Pierre Bédier m’a répondu que l’intérêt d’une régie, c’est d’internaliser les marges au lieu de les laisser à l’entreprise privée.
Je suis d’accord sur le principe mais j’ai encore plus de mal à comprendre puisque cette régie va organiser une mise en concurrence pour confier à un ou des opérateurs privés la mise en service et l’exploitation partielle du réseau qui est aujourd’hui un réseau passif : quels sont les avantages par rapport à la mise en concurrence de 2014 si l’exploitation du réseau est tout de même confiée à une entreprise privée ?
En résumé :
On voulait faire mieux, moins cher et plus vite.
En termes de calendrier, c’est à l’évidence raté. Le réseau aurait pu être mis en service depuis août 2014 avec un catalogue tarifaire adapté aux besoins des entreprises, tandis qu’avec la régie le réseau de la DSP2 n’est toujours pas opérationnel et les entreprises attendent toujours si mes informations sont exactes.
En termes de coût, ce n’est pas mieux car le coût du rachat de la DSP2, sa remise à niveau et son exploitation par un nouvel opérateur n’auraient pas dû être supérieur à un montant de l’ordre de 13 millions d’euros après la négociation avec Eiffage (12 ? pour Eiffage et 1 pour le nouvel opérateur), pendant que la poursuite de la DSP1 aurait continué d’engendrer des bénéfices réinvestis dans l’extension et la modernisation du réseau.
Alors que l’on a dépensé environ 25 millions d’euros pour racheter les réseaux à Eiffage, et qu’il faut encore financer le démarrage de la régie… (si je me réfère aux chiffres de la page 147 du dossier de séance : une étude préalable de 68.000€, des versements de 200.000€, 800.000€ et 930.000€ soit 1.998.000€ !).
L’écart entre les deux solutions est donc très important, plus du double pour la solution en régie. Ce n’est pas une surprise, les études comparatives approfondies que le Conseil départemental avait faites avec l’appui d’un groupe de bureaux d’études spécialisé avaient démontré qu’une nouvelle DSP était la meilleure solution.
Il faudrait que la régie dégage de fortes marges dans les dix années qui viennent pour compenser un tel écart, tout en pratiquant des prix conformes au marché.
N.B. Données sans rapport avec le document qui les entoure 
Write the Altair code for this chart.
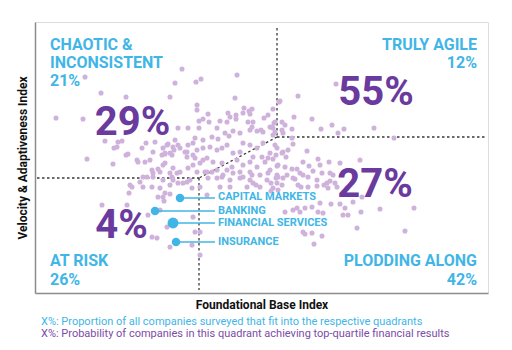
import altair as alt
import pandas as pd

# ---- survey companies (Foundational Base Index, Velocity & Adaptiveness Index) ----
dot_x = [147, 50, 166, 161, 140, 202, 66, 91, 135, 200, 162, 162, 209, 217, 238, 244, 21, 48, 143, 153,
         168, 164, 174, 173, 185, 193, 195, 201, 192, 201, 208, 214, 215, 213, 218, 217, 226, 235, 239, 229,
         233, 182, 190, 194, 198, 205, 215, 222, 228, 238, 247, 177, 183, 168, 164, 160, 140, 138, 135, 145,
         152, 158, 162, 168, 175, 182, 187, 192, 198, 205, 208, 215, 222, 228, 235, 242, 248, 218, 227, 233,
         153, 143, 150, 158, 160, 52, 70, 83, 87, 79, 91, 78, 102, 103, 110, 115, 107, 111, 120, 128,
         133, 127, 130, 137, 132, 139, 118, 123, 128, 130, 117, 125, 135, 145, 153, 162, 108, 112, 118, 128,
         138, 143, 155, 105, 95, 97, 108, 117, 125, 135, 148, 152, 157, 94, 130, 135, 67, 92, 129, 123,
         137, 142, 138, 128, 113, 125, 132, 117, 122, 135, 157, 165, 160, 165, 158, 172, 165, 168, 158, 172,
         82, 93, 118, 130, 152, 172, 178, 187, 197, 202, 208, 215, 222, 230, 235, 243, 250, 170, 182, 192,
         205, 215, 225, 242, 173, 182, 187, 195, 205, 215, 232, 242, 248, 165, 185, 195, 212, 218, 225, 238,
         177, 188, 198, 208, 217, 233, 252, 258, 265, 273, 282, 292, 298, 221, 263, 273, 282, 293, 302, 312,
         259, 277, 247, 250, 240, 237, 257, 286, 297, 303, 309, 339, 359, 248, 240, 238, 257, 258, 240, 253,
         247, 272, 251, 241, 238, 283, 294, 305, 325, 242, 257, 262, 268, 274, 285, 278, 287, 295, 295, 268,
         260, 243, 266, 289, 300, 247, 301, 263, 245, 327, 262, 270, 277, 283, 288, 296, 305, 310, 308, 313,
         250, 265, 326, 345, 379, 322, 370, 270, 287, 279, 258, 285, 318, 268, 277, 241, 236, 243, 236]
dot_y = [224, 216, 214, 211, 210, 218, 200, 196, 196, 195, 188, 183, 185, 184, 184, 191, 175, 174, 165, 165,
         174, 172, 171, 179, 172, 180, 176, 178, 171, 174, 180, 182, 179, 171, 171, 166, 163, 166, 170, 175,
         178, 165, 160, 157, 162, 160, 163, 162, 161, 165, 163, 156, 154, 153, 165, 155, 153, 146, 140, 145,
         141, 150, 143, 145, 146, 143, 145, 148, 140, 141, 150, 148, 145, 150, 140, 145, 141, 136, 136, 135,
         148, 148, 141, 138, 135, 134, 152, 151, 152, 145, 138, 129, 133, 131, 131, 133, 145, 150, 151, 145,
         149, 138, 140, 138, 148, 143, 120, 124, 128, 130, 123, 121, 120, 121, 125, 121, 116, 116, 116, 113,
         113, 110, 113, 111, 108, 106, 106, 106, 105, 108, 110, 111, 105, 100, 100, 99, 88, 88, 92, 96,
         116, 120, 125, 96, 78, 83, 66, 56, 55, 46, 48, 38, 61, 61, 76, 98, 130, 133, 128, 121,
         146, 139, 141, 139, 136, 135, 131, 130, 126, 133, 128, 131, 126, 131, 123, 128, 126, 121, 123, 123,
         121, 121, 118, 118, 115, 115, 116, 113, 115, 113, 113, 110, 115, 106, 106, 106, 106, 110, 106, 105,
         121, 118, 120, 116, 118, 120, 118, 115, 120, 116, 113, 110, 118, 108, 108, 106, 107, 105, 106, 105,
         176, 174, 171, 168, 171, 166, 164, 164, 168, 160, 164, 165, 155, 160, 161, 158, 155, 149, 148, 143,
         140, 142, 136, 138, 134, 134, 131, 130, 133, 127, 124, 124, 131, 127, 128, 122, 120, 120, 112, 118,
         114, 116, 106, 108, 110, 108, 209, 197, 192, 96, 85, 85, 86, 81, 80, 89, 89, 85, 78, 78,
         81, 81, 81, 84, 85, 65, 62, 59, 57, 49, 83, 90, 91, 61, 60, 115, 110, 103, 102]

# ---- industries ----
industry_names = ["CAPITAL MARKETS", "BANKING", "FINANCIAL SERVICES", "INSURANCE"]
industry_x = [145, 120, 138, 141]
industry_y = [95, 82, 70, 51]
industry_weight = [1, 1, 1.6, 1]

# ---- quadrants ----
quadrant_names = [["CHAOTIC &", "INCONSISTENT"], ["TRULY AGILE"], ["AT RISK"], ["PLODDING ALONG"]]
quadrant_share = [21, 12, 26, 42]          # % of all companies surveyed
quadrant_topq = [29, 55, 4, 27]            # % probability of top-quartile financial results

footnotes = ["X%: Proportion of all companies surveyed that fit into the respective quadrants",
             "X%: Probability of companies in this quadrant achieving top-quartile financial results"]

BLUE = "#41B6E6"
PURPLE = "#6B3A9E"
DOT = "#CFB2DC"
FONT = "Roboto"

XD = [0, 453]
YD = [0, 271]
xs = alt.Scale(domain=XD, nice=False, zero=False)
ys = alt.Scale(domain=YD, nice=False, zero=False)

x_axis = alt.Axis(grid=False, ticks=False, labels=False, domainColor="#8C8C8C", domainWidth=1.5,
                  titleFont=FONT, titleFontSize=12, titleFontWeight="bold", titleColor="#111",
                  titlePadding=6)
y_axis = alt.Axis(grid=False, ticks=False, labels=False, domainColor="#8C8C8C", domainWidth=1.5,
                  titleFont=FONT, titleFontSize=12, titleFontWeight="bold", titleColor="#111",
                  titlePadding=6)


def X(f="x"):
    return alt.X(f"{f}:Q", scale=xs, axis=x_axis, title="Foundational Base Index")


def Y(f="y"):
    return alt.Y(f"{f}:Q", scale=ys, axis=y_axis, title="Velocity & Adaptiveness Index")


# quadrant boundary segments (index units)
seg = pd.DataFrame({
    "x": [242, 242, 242, 2, 164],
    "y": [265, 156, 156, 115, 115],
    "x2": [242, 450, 164, 164, 164],
    "y2": [156, 156, 115, 115, 3],
})

dots = pd.DataFrame({"x": dot_x, "y": dot_y})
ind = pd.DataFrame({"name": industry_names, "x": industry_x, "y": industry_y,
                    "w": industry_weight, "lx": [180] * 4, "tx": [183] * 4,
                    "ty": [96, 82.5, 70, 51]})

lq = [
    (quadrant_names[0][0], 15, 243.5), (quadrant_names[0][1], 15, 225), (f"{quadrant_share[0]}%", 15, 207),
    (quadrant_names[2][0], 15, 27), (f"{quadrant_share[2]}%", 15, 8),
]
rq = [
    (quadrant_names[1][0], 442, 243.5), (f"{quadrant_share[1]}%", 442, 225),
    (quadrant_names[3][0], 442, 27), (f"{quadrant_share[3]}%", 442, 8),
]
lq_df = pd.DataFrame(lq, columns=["t", "x", "y"])
rq_df = pd.DataFrame(rq, columns=["t", "x", "y"])
big_df = pd.DataFrame({"t": [f"{v}%" for v in quadrant_topq],
                       "x": [97.5, 341, 86.5, 340], "y": [158, 188, 55, 96]})
foot_df = pd.DataFrame({"t": footnotes, "x": [6, 6], "y": [-32, -44], "c": [BLUE, "#7B4CA8"]})

dashed = alt.Chart(seg).mark_rule(color="#3a3a3a", strokeWidth=1.3, strokeDash=[2.5, 2.5]).encode(
    x=X(), y=Y(), x2="x2:Q", y2="y2:Q")

scatter = alt.Chart(dots).mark_circle(color=DOT, opacity=1, size=26).encode(x=X(), y=Y())

connectors = alt.Chart(ind).mark_rule(color=BLUE, strokeWidth=1.6).encode(x=X(), x2="lx:Q", y=Y())
ind_dots = alt.Chart(ind).mark_circle(color=BLUE, opacity=1).encode(
    x=X(), y=Y(), size=alt.Size("w:Q", scale=alt.Scale(domain=[1, 1.6], range=[72, 120]), legend=None))
ind_text = alt.Chart(ind).mark_text(color=BLUE, font=FONT, fontSize=11, fontWeight="bold",
                                    align="left", baseline="middle").encode(x=X("tx"), y=Y("ty"), text="name:N")

ql = alt.Chart(lq_df).mark_text(color=BLUE, font=FONT, fontSize=16, fontWeight="bold",
                                align="left", baseline="alphabetic").encode(x=X(), y=Y(), text="t:N")
qr = alt.Chart(rq_df).mark_text(color=BLUE, font=FONT, fontSize=16, fontWeight="bold",
                                align="right", baseline="alphabetic").encode(x=X(), y=Y(), text="t:N")
big = alt.Chart(big_df).mark_text(color=PURPLE, font=FONT, fontSize=40, fontWeight="bold",
                                  align="center", baseline="alphabetic").encode(x=X(), y=Y(), text="t:N")
foot = alt.Chart(foot_df).mark_text(font=FONT, fontSize=11, align="left", baseline="alphabetic").encode(
    x=X(), y=Y(), text="t:N", color=alt.Color("c:N", scale=None))

chart = alt.layer(dashed, scatter, connectors, ind_dots, ind_text, ql, qr, big, foot).properties(
    width=453, height=271,
    padding={"left": 35, "top": 22, "right": 24, "bottom": 57},
    autosize=alt.AutoSizeParams(type="none"),
).configure_view(stroke=None).configure(background="white")

chart.save("out.html", embed_options={"renderer": "svg", "actions": False})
Si tel est le cas, la création de la régie serait alors justifiée.
Monsieur le président, je ne suis pas sûr que vous ayez été très bien conseillé dans la gestion de ce dossier et je continue de regretter que vous n’ayez pas pris le temps d’auditionner la chef de la mission numérique avant son départ prématuré mi-2014. Déjà, en 2008, l’expérience et le savoir-faire de Gilles Crespin, le directeur de cabinet de Franck Borotra et l’artisan de l’excellente DSP1, avaient manqué au moment du lancement de la DSP2.
Je vous prie de croire, monsieur le président, que mon analyse n’est sous-tendue que par une préoccupation permanente et élémentaire : rendre le meilleur service public possible aux Yvelinois, au moindre coût. J’espère que ces réflexions vont pouvoir alimenter un débat serein et solidement argumenté.
Pour les raisons que je viens de vous présenter, je m’abstiendrai sur cette délibération mais je ne voterai pas contre car, par principe, je ne veux rien faire qui puisse encore retarder une solution.